Honey is one of the world’s most adulterated or mislabeled foods. Last year, Capilano, Australia’s largest honey producer was accused of selling honey that was a mix of cheaper ingredients like cane sugar, corn, and rice syrups. Occasionally fake honey is even unsafe to eat. In 2011, an investigation found that American grocery store shelves were selling honey laced with animal antibiotics, lead, and other heavy metals.
Enter machine learning, which excels at classifying things that humans have a hard time telling apart. The current methods of melissopalynology, or the study of pollen, are often expensive and time-consuming, conducted in laboratories by specialists who require special equipment.

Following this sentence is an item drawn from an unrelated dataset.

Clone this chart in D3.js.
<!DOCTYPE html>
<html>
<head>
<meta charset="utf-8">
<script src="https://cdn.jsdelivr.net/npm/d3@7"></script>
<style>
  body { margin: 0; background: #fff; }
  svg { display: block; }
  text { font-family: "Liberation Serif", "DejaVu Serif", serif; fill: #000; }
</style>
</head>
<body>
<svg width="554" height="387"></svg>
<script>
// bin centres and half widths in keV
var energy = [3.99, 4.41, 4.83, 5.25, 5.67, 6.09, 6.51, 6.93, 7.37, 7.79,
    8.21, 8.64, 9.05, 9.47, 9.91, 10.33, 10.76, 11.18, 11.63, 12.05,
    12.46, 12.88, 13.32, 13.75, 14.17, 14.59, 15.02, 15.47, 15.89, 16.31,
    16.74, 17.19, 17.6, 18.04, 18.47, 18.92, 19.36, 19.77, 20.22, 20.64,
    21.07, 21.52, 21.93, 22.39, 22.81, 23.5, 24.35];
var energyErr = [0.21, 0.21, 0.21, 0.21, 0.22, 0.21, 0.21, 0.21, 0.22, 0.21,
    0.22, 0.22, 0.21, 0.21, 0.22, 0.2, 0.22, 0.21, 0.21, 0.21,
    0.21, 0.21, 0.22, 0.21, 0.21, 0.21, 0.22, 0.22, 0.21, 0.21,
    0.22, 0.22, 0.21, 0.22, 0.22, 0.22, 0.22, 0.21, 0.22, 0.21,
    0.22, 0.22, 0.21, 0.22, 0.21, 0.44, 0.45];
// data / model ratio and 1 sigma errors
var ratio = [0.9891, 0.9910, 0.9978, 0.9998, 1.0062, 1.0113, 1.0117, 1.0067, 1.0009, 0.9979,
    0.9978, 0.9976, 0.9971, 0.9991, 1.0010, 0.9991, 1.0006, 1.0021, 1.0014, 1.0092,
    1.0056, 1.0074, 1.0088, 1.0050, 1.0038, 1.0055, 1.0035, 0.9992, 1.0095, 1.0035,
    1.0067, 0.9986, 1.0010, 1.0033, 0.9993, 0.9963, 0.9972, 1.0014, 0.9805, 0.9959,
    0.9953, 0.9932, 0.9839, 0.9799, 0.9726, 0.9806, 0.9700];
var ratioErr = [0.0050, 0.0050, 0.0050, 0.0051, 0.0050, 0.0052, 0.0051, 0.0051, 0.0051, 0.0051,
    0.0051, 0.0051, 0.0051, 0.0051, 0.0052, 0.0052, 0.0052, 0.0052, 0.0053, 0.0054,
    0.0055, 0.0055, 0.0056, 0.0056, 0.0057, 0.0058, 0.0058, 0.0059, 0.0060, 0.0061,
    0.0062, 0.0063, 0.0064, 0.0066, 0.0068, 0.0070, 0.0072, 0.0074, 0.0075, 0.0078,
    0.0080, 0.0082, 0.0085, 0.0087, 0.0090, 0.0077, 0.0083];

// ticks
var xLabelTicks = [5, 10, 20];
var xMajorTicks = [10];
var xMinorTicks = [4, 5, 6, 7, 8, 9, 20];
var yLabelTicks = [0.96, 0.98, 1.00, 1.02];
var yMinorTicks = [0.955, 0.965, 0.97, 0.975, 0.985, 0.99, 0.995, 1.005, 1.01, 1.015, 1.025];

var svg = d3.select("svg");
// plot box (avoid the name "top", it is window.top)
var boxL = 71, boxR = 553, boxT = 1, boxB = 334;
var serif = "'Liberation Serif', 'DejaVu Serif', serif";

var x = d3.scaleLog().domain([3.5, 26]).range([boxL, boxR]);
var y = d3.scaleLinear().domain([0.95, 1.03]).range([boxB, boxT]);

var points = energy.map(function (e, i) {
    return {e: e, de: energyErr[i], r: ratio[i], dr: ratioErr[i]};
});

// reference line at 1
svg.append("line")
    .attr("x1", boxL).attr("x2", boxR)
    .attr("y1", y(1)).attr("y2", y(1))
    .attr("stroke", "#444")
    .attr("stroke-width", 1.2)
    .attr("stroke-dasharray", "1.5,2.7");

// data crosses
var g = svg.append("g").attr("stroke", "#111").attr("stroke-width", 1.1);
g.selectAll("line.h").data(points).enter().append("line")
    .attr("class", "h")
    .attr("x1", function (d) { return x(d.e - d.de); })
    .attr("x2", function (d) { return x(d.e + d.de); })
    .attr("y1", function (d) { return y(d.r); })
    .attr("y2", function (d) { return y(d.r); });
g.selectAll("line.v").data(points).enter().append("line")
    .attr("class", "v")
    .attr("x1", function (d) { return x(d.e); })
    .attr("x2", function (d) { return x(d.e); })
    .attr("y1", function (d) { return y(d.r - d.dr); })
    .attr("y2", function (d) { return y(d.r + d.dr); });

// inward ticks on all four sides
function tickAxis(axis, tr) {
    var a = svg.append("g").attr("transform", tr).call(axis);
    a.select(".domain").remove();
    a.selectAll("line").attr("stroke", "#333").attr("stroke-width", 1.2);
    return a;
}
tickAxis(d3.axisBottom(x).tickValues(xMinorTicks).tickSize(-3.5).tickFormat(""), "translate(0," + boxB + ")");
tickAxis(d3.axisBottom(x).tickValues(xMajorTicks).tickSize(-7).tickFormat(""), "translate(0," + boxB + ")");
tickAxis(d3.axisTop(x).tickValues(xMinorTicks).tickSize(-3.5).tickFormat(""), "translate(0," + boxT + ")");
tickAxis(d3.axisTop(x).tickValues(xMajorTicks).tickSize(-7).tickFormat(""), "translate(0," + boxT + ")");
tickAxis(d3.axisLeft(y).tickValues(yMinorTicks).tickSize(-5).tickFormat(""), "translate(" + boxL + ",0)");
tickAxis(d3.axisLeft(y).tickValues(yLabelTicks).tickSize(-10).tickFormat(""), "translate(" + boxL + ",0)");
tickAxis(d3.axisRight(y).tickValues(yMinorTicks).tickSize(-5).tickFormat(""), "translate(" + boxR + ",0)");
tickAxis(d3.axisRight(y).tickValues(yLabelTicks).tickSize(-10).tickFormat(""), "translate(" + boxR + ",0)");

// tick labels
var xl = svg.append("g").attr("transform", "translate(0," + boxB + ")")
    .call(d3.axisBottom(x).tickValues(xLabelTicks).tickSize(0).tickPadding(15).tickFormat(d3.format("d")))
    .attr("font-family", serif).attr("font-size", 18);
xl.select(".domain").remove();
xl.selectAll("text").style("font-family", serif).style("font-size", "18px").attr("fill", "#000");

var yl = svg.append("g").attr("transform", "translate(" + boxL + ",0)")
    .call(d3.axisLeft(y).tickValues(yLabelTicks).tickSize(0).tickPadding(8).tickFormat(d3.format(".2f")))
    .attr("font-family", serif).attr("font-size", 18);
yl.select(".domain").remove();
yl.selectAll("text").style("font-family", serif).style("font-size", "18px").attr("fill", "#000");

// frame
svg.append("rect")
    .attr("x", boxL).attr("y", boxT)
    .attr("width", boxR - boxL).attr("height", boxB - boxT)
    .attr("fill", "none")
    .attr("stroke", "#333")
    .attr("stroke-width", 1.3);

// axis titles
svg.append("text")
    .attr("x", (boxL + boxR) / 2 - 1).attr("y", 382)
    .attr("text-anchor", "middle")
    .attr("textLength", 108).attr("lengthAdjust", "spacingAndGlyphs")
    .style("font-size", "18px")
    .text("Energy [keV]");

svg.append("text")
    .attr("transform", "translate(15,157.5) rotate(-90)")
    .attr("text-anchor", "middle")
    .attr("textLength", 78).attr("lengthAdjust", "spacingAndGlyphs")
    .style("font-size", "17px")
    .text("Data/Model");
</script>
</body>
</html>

A new, computer vision-powered method that would be much more affordable is laid out in “Honey Authentication with Machine Learning Augmented Bright-Field Microscopy.” The paper was accepted at the “AI for Social Good” workshop at last year’s Neural Information Processing Systems (NeurIPS), a prestigious AI conference.
The team—made up of two college students and a high-schooler—developed the honey authentication tool using a $130 microscope that they found was easy enough for an 11-year-old to use.
They collected different kinds of honey (manuka, acacia, “Lithuanian,” “Black Forest,” eucalyptus melliodora, and thyme) and spread them thinly across glass slides and took images. Approximately 2,500 individual pieces of pollen were annotated and labeled into three categories—round, triangular, and spiky. Pollen in different honey is unique enough that it’s easy for a machine to recognize a valuable manuka honey from one coming from Lithuania.
“Honey samples diluted with sugar syrup can be detected from pollen density analysis, and honey samples diluted with cheaper honeys can be detected from pollen distribution comparison,” the researchers wrote in the paper. “Mislabelled honey samples can be identified through the botanical sources of their pollen.”
Still, the researchers say their approach could make honey inspection cheaper and faster. With a more extensive collection of honey and further research, He said they could create honey “fingerprints” for specific producers and that their approach could be useful for forensic palynology, or the study of pollen and spores for legal matters. Now, the world just needs a way to save bees from colony collapse disorder so there is honey to look at.